The Maruti Suzuki Alto K10 is the smallest car in the portfolio of India's largest carmaker by sales. (HT Auto)
The Maruti Suzuki Alto K10 is the smallest car in the portfolio of India's largest carmaker by sales. (HT Auto)

“The retail sales of vehicles in the 18% GST category are likely to grow faster than those in the 40% category,” R.C. Bhargava, chairman of India's largest carmaker, said in a post-earnings media scrum on Friday (31 October 2025), About 70% of the company's production falls in the lower tax bracket, he said.

On Saturday, Maruti Suzuki reported wholesales that grew 10.48% year-on-year to 1,76,318 units in October 2025—the first full month of sales since the GST rationalisation kicked in on 22 September. That, however, may not show the full picture as customers stalled car-buying decisions after Prime Minister Narendra Modi announced the GST reforms on 15 August. That resulted in an inventory buildup at dealerships between 15 August and 22 September.

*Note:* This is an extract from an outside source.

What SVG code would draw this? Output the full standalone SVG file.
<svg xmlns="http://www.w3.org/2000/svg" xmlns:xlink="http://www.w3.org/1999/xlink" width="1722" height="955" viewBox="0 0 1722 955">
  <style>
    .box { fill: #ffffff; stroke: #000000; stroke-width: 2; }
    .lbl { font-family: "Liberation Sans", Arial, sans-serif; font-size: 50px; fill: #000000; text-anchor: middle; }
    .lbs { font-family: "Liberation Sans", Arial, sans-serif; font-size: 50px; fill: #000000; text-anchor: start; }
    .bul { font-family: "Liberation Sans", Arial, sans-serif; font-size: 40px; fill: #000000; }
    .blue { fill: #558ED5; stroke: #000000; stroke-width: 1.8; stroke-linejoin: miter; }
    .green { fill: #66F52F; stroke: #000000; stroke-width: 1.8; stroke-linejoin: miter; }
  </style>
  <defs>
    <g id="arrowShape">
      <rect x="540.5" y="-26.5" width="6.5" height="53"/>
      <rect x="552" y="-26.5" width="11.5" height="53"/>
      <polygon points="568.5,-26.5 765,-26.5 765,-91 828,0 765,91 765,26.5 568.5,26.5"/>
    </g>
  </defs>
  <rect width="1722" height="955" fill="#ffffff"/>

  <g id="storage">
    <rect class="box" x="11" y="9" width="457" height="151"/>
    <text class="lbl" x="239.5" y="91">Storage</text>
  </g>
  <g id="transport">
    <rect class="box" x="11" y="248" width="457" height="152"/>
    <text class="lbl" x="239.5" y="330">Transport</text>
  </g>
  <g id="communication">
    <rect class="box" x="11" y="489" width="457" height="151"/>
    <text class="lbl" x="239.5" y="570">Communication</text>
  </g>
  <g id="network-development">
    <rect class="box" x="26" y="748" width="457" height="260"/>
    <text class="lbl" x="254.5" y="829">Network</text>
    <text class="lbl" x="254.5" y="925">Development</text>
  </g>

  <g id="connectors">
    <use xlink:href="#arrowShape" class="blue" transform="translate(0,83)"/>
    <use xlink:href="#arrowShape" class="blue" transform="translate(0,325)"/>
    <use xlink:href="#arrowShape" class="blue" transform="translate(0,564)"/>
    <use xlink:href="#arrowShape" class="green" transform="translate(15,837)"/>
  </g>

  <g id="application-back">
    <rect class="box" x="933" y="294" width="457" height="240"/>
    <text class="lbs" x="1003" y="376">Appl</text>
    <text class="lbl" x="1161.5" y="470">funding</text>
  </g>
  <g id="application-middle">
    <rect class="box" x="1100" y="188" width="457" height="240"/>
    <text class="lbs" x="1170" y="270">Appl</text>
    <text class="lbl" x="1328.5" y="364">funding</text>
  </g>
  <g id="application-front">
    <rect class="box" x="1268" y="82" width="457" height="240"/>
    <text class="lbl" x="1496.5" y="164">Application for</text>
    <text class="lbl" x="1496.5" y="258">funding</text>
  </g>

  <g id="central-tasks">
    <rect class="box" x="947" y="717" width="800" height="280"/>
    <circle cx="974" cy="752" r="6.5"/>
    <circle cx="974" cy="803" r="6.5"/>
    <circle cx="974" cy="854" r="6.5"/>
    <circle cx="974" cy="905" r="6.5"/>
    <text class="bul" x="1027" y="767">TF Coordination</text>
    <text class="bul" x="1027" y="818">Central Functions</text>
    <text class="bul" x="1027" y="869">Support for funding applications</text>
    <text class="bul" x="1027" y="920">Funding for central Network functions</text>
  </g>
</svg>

A better metric would be retail car sales—calculated on the basis of vehicle registrations on the government's VAHAN website.

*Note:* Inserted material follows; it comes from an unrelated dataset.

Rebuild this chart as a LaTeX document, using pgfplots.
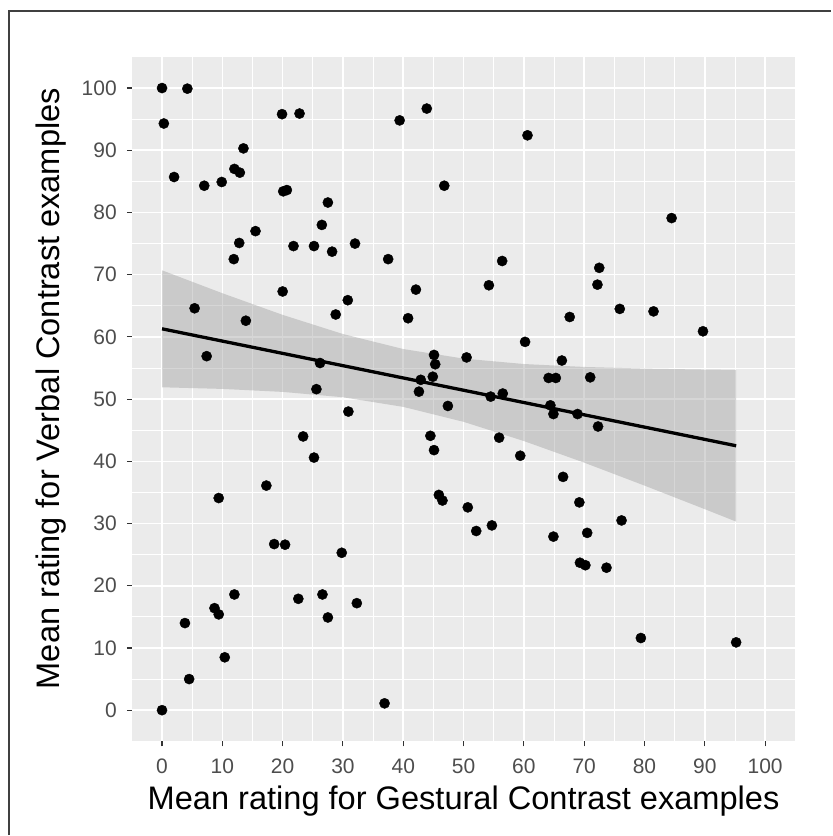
\documentclass[border=0pt]{standalone}
\usepackage{fontspec}
\setmainfont{Liberation Sans}
\usepackage{pgfplots}
\pgfplotsset{compat=1.18}
\definecolor{panelbg}{HTML}{EBEBEB}
\definecolor{ticktxt}{HTML}{4D4D4D}
\definecolor{tickcol}{HTML}{333333}
\definecolor{ribbon}{HTML}{999999}
\begin{document}
\begin{tikzpicture}
\begin{axis}[
  at={(132pt,94pt)}, anchor=south west,
  width=664pt, height=685pt, scale only axis,
  xmin=-5, xmax=105, ymin=-5, ymax=105,
  xtick={0,10,...,100}, ytick={0,10,...,100},
  minor xtick={5,15,...,95}, minor ytick={5,15,...,95},
  xtick pos=bottom, ytick pos=left,
  axis background/.style={fill=panelbg},
  axis line style={draw=none},
  grid=both,
  major grid style={white, line width=1.6pt},
  minor grid style={white, line width=0.8pt},
  tick align=outside,
  major tick length=5pt, minor tick length=0pt,
  tick style={tickcol, line width=1.1pt},
  /pgf/number format/assume math mode=true,
  ticklabel style={font=\fontsize{21}{24}\selectfont, text=ticktxt, inner sep=0pt},
  xticklabel style={anchor=base, yshift=-27pt},
  yticklabel style={anchor=east, xshift=-10pt},
]
\addplot[only marks, mark=*, mark size=5.1pt, black] coordinates {
(0,100) (4.2,99.9) (0.3,94.3) (19.9,95.8) (22.8,95.9) (13.5,90.3) (2.0,85.7) (7.0,84.3) (9.9,84.9) (12.0,87.0)
(12.9,86.4) (20.1,83.4) (20.7,83.6) (27.5,81.6) (26.5,78.0) (15.5,77.0) (12.8,75.1) (21.8,74.6) (25.2,74.6) (28.2,73.7)
(11.9,72.5) (20.0,67.3) (39.4,94.8) (43.9,96.7) (60.6,92.4) (46.8,84.3) (32.0,75.0) (37.5,72.5) (56.4,72.2) (42.1,67.6)
(54.2,68.3) (84.5,79.1) (72.5,71.1) (72.2,68.4) (5.4,64.6) (13.9,62.6) (30.8,65.9) (28.8,63.6) (7.4,56.9) (26.2,55.8)
(25.6,51.6) (30.9,48.0) (23.4,44.0) (25.2,40.6) (17.3,36.1) (9.4,34.1) (40.8,63.0) (67.6,63.2) (60.2,59.2) (45.1,57.1)
(45.3,55.6) (50.5,56.7) (66.3,56.2) (44.9,53.6) (42.9,53.1) (42.6,51.2) (64.1,53.4) (65.3,53.4) (54.5,50.4) (56.5,50.9)
(47.4,48.9) (64.4,49.0) (64.9,47.6) (44.5,44.1) (45.1,41.8) (55.9,43.8) (59.4,40.9) (66.5,37.5) (45.9,34.6) (46.5,33.7)
(50.7,32.6) (75.9,64.5) (81.5,64.1) (89.7,60.9) (71.0,53.5) (68.9,47.6) (72.3,45.6) (69.2,33.4) (0,0) (4.5,5.0)
(3.8,14.0) (8.7,16.4) (9.4,15.4) (10.4,8.5) (12.0,18.6) (18.6,26.7) (20.4,26.6) (22.6,17.9) (26.6,18.6) (27.5,14.9)
(29.8,25.3) (32.3,17.2) (36.9,1.1) (52.1,28.8) (54.7,29.7) (64.9,27.9) (76.2,30.5) (70.5,28.5) (69.3,23.7) (70.2,23.3)
(73.7,22.9) (79.4,11.6) (95.2,10.9)};
\addplot[fill=ribbon, fill opacity=0.4, draw=none] coordinates {
(0,70.70) (10,67.02) (20,63.54) (30,60.46) (40,58.05) (50,56.51) (60,55.64) (70,55.17) (80,54.90) (90,54.75) (95.2,54.69)
(95.2,30.31) (90,32.31) (80,36.10) (70,39.79) (60,43.26) (50,46.35) (40,48.75) (30,50.30) (20,51.16) (10,51.64) (0,51.90)} -- cycle;
\addplot[black, line width=3.3pt] coordinates {(0,61.3) (95.2,42.5)};
\end{axis}
\node[anchor=base, font=\fontsize{32.6}{36}\selectfont, inner sep=0pt] at (464pt,26pt) {Mean rating for Gestural Contrast examples};
\node[anchor=center, rotate=90, font=\fontsize{32.6}{36}\selectfont, inner sep=0pt] at (51pt,447pt) {Mean rating for Verbal Contrast examples};
\draw[line width=1.6pt, black!75] (9pt,0) -- (9pt,825pt) -- (832pt,825pt);
\path (0,0) rectangle (832pt,836pt);
\end{tikzpicture}
\end{document}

According to VAHAN data, Maruti Suzuki's sales jumped 94.17% month-on-month to 2,38,511 units in October 2025. Annually, they were up 17.37%. A still clearer picture would emerge when the Federation of Indian Automobile Dealers releases its own retail-sales data, as vehicle registrations tend to reflect on the VAHAN website with a lag.

To be sure, India's wider car industry had been grappling with weak domestic demand, mirroring an industry-wide slowdown that has led to single-digit profit growth for five straight quarters for Maruti Suzuki.

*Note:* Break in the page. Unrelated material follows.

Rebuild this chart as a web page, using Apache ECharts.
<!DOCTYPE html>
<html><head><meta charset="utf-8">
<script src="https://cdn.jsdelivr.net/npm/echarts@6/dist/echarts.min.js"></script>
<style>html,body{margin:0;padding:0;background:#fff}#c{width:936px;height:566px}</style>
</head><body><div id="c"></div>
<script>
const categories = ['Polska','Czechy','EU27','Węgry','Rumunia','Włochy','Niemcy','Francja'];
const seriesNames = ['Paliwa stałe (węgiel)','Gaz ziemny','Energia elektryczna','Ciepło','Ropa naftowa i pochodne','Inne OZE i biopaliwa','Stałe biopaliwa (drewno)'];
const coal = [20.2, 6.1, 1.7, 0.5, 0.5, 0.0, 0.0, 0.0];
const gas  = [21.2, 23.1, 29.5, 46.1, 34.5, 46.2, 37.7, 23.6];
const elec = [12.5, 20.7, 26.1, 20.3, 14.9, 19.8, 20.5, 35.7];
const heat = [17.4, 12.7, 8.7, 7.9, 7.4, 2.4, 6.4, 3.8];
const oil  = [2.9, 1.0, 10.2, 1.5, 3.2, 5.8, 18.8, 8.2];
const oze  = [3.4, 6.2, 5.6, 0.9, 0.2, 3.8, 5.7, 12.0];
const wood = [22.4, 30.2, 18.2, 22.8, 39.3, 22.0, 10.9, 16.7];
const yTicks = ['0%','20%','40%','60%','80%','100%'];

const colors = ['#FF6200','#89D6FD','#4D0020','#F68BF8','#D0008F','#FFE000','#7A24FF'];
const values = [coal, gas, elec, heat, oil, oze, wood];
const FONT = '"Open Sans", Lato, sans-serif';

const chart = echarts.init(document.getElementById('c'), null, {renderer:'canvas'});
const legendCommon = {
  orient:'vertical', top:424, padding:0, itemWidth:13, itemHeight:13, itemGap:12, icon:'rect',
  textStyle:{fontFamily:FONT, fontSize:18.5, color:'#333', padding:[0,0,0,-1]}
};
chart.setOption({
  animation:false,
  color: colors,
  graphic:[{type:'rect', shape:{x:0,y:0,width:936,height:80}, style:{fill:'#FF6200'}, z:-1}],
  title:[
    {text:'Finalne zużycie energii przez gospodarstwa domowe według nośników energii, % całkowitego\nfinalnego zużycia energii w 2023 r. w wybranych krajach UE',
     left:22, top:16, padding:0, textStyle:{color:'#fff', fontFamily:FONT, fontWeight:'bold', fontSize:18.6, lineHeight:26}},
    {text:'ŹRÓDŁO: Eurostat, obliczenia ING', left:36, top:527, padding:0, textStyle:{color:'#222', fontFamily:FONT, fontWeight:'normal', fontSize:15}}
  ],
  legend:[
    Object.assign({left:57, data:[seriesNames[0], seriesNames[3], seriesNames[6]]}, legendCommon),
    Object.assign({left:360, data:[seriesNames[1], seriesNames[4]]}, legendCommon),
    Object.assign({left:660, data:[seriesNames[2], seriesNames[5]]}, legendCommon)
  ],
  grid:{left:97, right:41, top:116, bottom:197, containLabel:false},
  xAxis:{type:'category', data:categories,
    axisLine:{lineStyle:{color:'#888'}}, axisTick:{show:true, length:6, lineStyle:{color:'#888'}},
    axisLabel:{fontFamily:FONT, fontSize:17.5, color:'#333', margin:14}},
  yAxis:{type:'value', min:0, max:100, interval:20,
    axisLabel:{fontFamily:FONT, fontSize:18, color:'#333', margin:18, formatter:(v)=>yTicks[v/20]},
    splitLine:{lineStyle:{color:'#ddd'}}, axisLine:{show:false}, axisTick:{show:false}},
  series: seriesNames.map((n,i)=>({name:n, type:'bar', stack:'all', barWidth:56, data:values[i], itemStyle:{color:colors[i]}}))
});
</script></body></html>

Maruti Suzuki Q2 Results FY26

Standalone net profit of the Fronx maker rose 7.29% over the year-ago period to 3,293.1 crore in the three months ended 30 September 2025, on the back of revenue that increased 13.16% year-on-year to 42,100.80 crore. Analysts polled by Bloomberg had estimated the topline at 39,930 crore and the bottom line at 3,571 crore.

  • Revenue up 13.16% at 42,100.80 crore (Estimate: 39,930 crore)
  • EBITDA up 0.39% at 4,434.1 crore (Estimate: 4,229.8 crore)
  • EBITDA margin down 134 basis points at 10.53% (Estimate: 10.6%)
  • Net profit up 7.29% at 3,293.1 crore (Estimate: 3,571 crore)

One basis point is one-hundredth of a percentage point.

Domestic sales dropped 4.8% in the first half of the fiscal that began in April, including an 11.5% dip in the September quarter and small car sales falling 4.3%. Exports, however, surged 42.2% to 110,487 units.

“The export business is going to be a major part of our operations and is contributing significantly to profitability,” Bhargava said, adding that Maruti Suzuki expects to export more than 4,00,000 vehicles in FY26, or 20.3% higher than last year.